‘The main thing is to motivate students--motivate them to be healthy.’
There is something about salads that kids love to hate.
“I hate the salad dressing,” said Roy Sanchez, a 7-year-old second-grader.
“I don’t like the purple vegetables that is in them,” said classmate Jessica Corrales about the shredded cabbage.
But something out of the ordinary recently happened at Juarez Elementary School in Cerritos, where Sanchez and Corrales are students.
Most of the students actually ate their lunch salads and some actually enjoyed them.
Some kids were even observed eating two salads.
“I did it for the stamp,” Corrales said. Sanchez said she also ate her salad for the stamp.
The stamp? The youngsters meant the green-ink stamp of the creature known as the “Salad Gator.”
Last week the Salad Gator, a person dressed in an alligator suit, crawled about the 650-student campus as part of a promotion to get students to eat their salads. Students who ate their salads at lunch had their hands stamped with the likeness of a green alligator.
Meanwhile, Norma Roberts, director of food services of the ABC Unified School District, visited classrooms to talk about the importance of salads and other foods that are “necessary to grow up to be strong and healthy.”
The students were also given a tour of the Cerritos central kitchen of the Food Services Department, where 10,000 meals, including the salads, are prepared daily.
Salad Gator and the other programs are part of a pilot project to promote health and fitness among students, especially those in the lower grades.
The three-year pilot project, called the Comprehensive Health Education and Training Program, was created this year by Bill Honig, state Superintendent of Schools. Six school districts are participating, including two in the Los Angeles area--ABC and Beverly Hills Unified School District. Each district was budgeted $50,000 for the first year.

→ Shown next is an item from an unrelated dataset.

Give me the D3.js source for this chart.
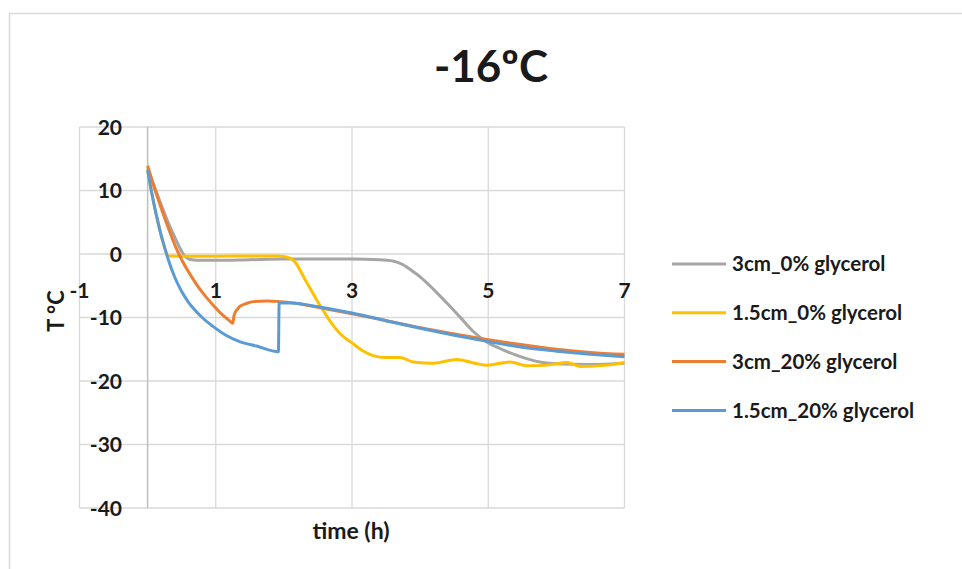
<!DOCTYPE html>
<html>
<head>
<meta charset="utf-8">
<script src="https://cdn.jsdelivr.net/npm/d3@7"></script>
<style>
  html, body { margin: 0; padding: 0; background: #fff; }
  svg text { font-family: Lato, "Liberation Sans", sans-serif; font-weight: bold; fill: #1a1a1a; }
</style>
</head>
<body>
<svg id="chart" width="962" height="569"></svg>
<script>
// Cooling curves at -16 °C: temperature (°C) against time (h)
const seriesNames = ["3cm_0% glycerol", "1.5cm_0% glycerol", "3cm_20% glycerol", "1.5cm_20% glycerol"];
const seriesColors = ["#A5A5A5", "#FFC000", "#ED7D31", "#5B9BD5"];

const gray3cm0 = [
  [0, 13.5], [0.1, 10.6], [0.2, 7.7], [0.3, 5.0], [0.4, 2.6], [0.5, 0.4], [0.56, -0.5],
  [0.65, -0.9], [0.8, -1.0], [1.0, -1.0], [1.5, -0.9], [2.0, -0.8], [2.5, -0.8], [3.0, -0.8],
  [3.4, -0.9], [3.6, -1.1], [3.75, -1.7], [3.9, -2.8], [4.0, -3.6], [4.2, -5.6], [4.4, -7.8],
  [4.6, -10.1], [4.8, -12.4], [5.0, -14.0], [5.2, -15.0], [5.4, -15.9], [5.6, -16.6],
  [5.8, -17.1], [6.0, -17.3], [6.5, -17.4], [7.0, -17.2]
];
const yellow15cm0 = [
  [0, 13.2], [0.05, 10.2], [0.1, 7.5], [0.15, 5.1], [0.2, 2.9], [0.25, 1.0], [0.3, -0.3],
  [0.6, -0.35], [1.0, -0.35], [1.5, -0.3], [1.9, -0.3], [2.05, -0.5], [2.16, -1.2], [2.3, -3.8],
  [2.48, -7.2], [2.68, -10.6], [2.85, -12.8], [3.0, -14.0], [3.15, -15.2], [3.31, -16.0],
  [3.5, -16.3], [3.7, -16.3], [3.9, -17.0], [4.2, -17.2], [4.54, -16.6], [4.8, -17.2],
  [4.98, -17.5], [5.32, -17.0], [5.57, -17.6], [5.87, -17.5], [6.16, -17.1], [6.35, -17.7],
  [6.75, -17.5], [7.0, -17.1]
];
const orange3cm20 = [
  [0, 13.9], [0.1, 10.4], [0.2, 7.2], [0.3, 4.2], [0.4, 1.4], [0.5, -0.9], [0.6, -2.8],
  [0.7, -4.5], [0.8, -6.0], [0.9, -7.3], [1.0, -8.5], [1.1, -9.6], [1.2, -10.5], [1.25, -10.9],
  [1.27, -9.6], [1.35, -8.3], [1.45, -7.8], [1.55, -7.5], [1.75, -7.4], [1.95, -7.5],
  [2.2, -7.8], [2.5, -8.4], [3.0, -9.4], [3.5, -10.5], [4.0, -11.6], [4.5, -12.6],
  [5.0, -13.5], [5.5, -14.3], [6.0, -15.0], [6.5, -15.5], [7.0, -15.8]
];
const blue15cm20 = [
  [0, 13.2], [0.05, 10.2], [0.1, 7.5], [0.15, 5.1], [0.2, 2.9], [0.25, 1.0], [0.3, -0.8],
  [0.4, -3.7], [0.5, -5.9], [0.6, -7.6], [0.7, -8.9], [0.8, -10.0], [0.96, -11.4],
  [1.15, -12.8], [1.35, -13.8], [1.6, -14.5], [1.92, -15.4], [1.93, -7.7], [2.1, -7.7],
  [2.5, -8.3], [3.0, -9.3], [3.5, -10.5], [4.0, -11.7], [4.5, -12.8], [5.0, -13.8],
  [5.5, -14.7], [6.0, -15.3], [6.5, -15.8], [7.0, -16.2]
];
const seriesData = [gray3cm0, yellow15cm0, orange3cm20, blue15cm20];

const xTicks = [-1, 1, 3, 5, 7];
const yTicks = [20, 10, 0, -10, -20, -30, -40];

const svg = d3.select("#chart");

// outer chart frame
svg.append("rect")
  .attr("x", 9.5).attr("y", 13.5).attr("width", 980).attr("height", 600)
  .attr("fill", "#fff").attr("stroke", "#d9d9d9").attr("stroke-width", 1.5);

const x = d3.scaleLinear().domain([-1, 7]).range([79.5, 624.5]);
const y = d3.scaleLinear().domain([-40, 20]).range([508, 127]);

// grid
const grid = svg.append("g").attr("stroke", "#d9d9d9").attr("stroke-width", 1.3);
grid.selectAll("line.v").data(xTicks).join("line")
  .attr("x1", d => x(d)).attr("x2", d => x(d)).attr("y1", y(20)).attr("y2", y(-40));
grid.selectAll("line.h").data(yTicks).join("line")
  .attr("x1", x(-1)).attr("x2", x(7)).attr("y1", d => y(d)).attr("y2", d => y(d));

// value axis line at t = 0
svg.append("line")
  .attr("x1", x(0)).attr("x2", x(0)).attr("y1", y(20)).attr("y2", y(-40))
  .attr("stroke", "#bfbfbf").attr("stroke-width", 1.5);

// y tick labels
svg.append("g").selectAll("text").data(yTicks).join("text")
  .attr("x", 122).attr("y", d => y(d)).attr("dy", "0.36em")
  .attr("text-anchor", "end").attr("font-size", 21).text(d => d);

// x tick labels (below the t-axis at T = 0)
svg.append("g").selectAll("text").data(xTicks).join("text")
  .attr("x", d => x(d)).attr("y", 290).attr("dy", "0.36em")
  .attr("text-anchor", "middle").attr("font-size", 21).text(d => d);

// lines
const line = d3.line().x(d => x(d[0])).y(d => y(d[1])).curve(d3.curveMonotoneX);
svg.append("g").selectAll("path").data(seriesData).join("path")
  .attr("d", line)
  .attr("fill", "none")
  .attr("stroke", (d, i) => seriesColors[i])
  .attr("stroke-width", 3)
  .attr("stroke-linejoin", "round");

// title
svg.append("text").attr("x", 491).attr("y", 82).attr("text-anchor", "middle")
  .attr("font-size", 44).text("-16ºC");

// axis titles
svg.append("text").attr("x", 351).attr("y", 539).attr("text-anchor", "middle")
  .attr("font-size", 23).text("time (h)");
svg.append("text").attr("transform", "translate(64,311) rotate(-90)")
  .attr("text-anchor", "middle").attr("font-size", 22).text("T °C");

// legend
const legend = svg.append("g").selectAll("g").data(seriesNames).join("g")
  .attr("transform", (d, i) => `translate(672, ${264 + i * 48.8})`);
legend.append("line").attr("x1", 0).attr("x2", 54).attr("y1", 0).attr("y2", 0)
  .attr("stroke", (d, i) => seriesColors[i]).attr("stroke-width", 3);
legend.append("text").attr("x", 60).attr("y", 0).attr("dy", "0.36em")
  .attr("font-size", 20.5).text(d => d);
</script>
</body>
</html>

With the theme “Healthy Kids: Healthy California,” the program consists of expanded health services for students as well as physical and nutritional education.
“Several national studies document that educational achievement can be improved by programs that favorably influence eating habits, promote exercise, and counteract drug abuse and stress-related behaviors,” Honig said in a letter to the ABC district.
The entire school participated in the salad promotion, but most of the Juarez effort will concentrate on the third and fifth grades, with about 250 students. Starting the project with the elementary students will help establish a “healthy life style,” said Judi McEvers, principal at Juarez.
Most elementary school districts in the state do not have physical education teachers, McEvers said, but the pilot project allowed ABC to hire a physical education teacher to operate the program.
“We know that many adults belong to health spas but their kids are out of shape,” said Sandy Blazer, who was hired to teach physical education at Juarez.
“I found 90% of the students could not do pullups, 10% had hypertension and they average 14 minutes for the mile run,” said Blazer, 25. “By the end of this year, I hope to have them averaging around 10 minutes for the mile.”
Students found to have hypertension or high blood pressure were thoroughly checked and their parents contacted immediately, Martin said.
Classroom instruction on health is being given by a nurse who is on the Juarez campus five days a week. Before the program, the nurse came to campus only two days a week. The nurse also gives the blood-pressure screening tests and will test for blood cholesterol.
Two other schools in the district, Tetzlaff Junior High and Artesia High School, are participating in the project on a limited scale, said Kay Martin, ABC employee health and fitness coordinator. Those students are receiving additional instructions in their health and physical education classes.
“The main thing,” Martin said, “is to motivate students--motivate them to be healthy.”
While the Salad Gator helped put across the message for November, which was designated as Salad Month, Martin said the district is still working on a gimmick for December: Whole Wheat Bread Month.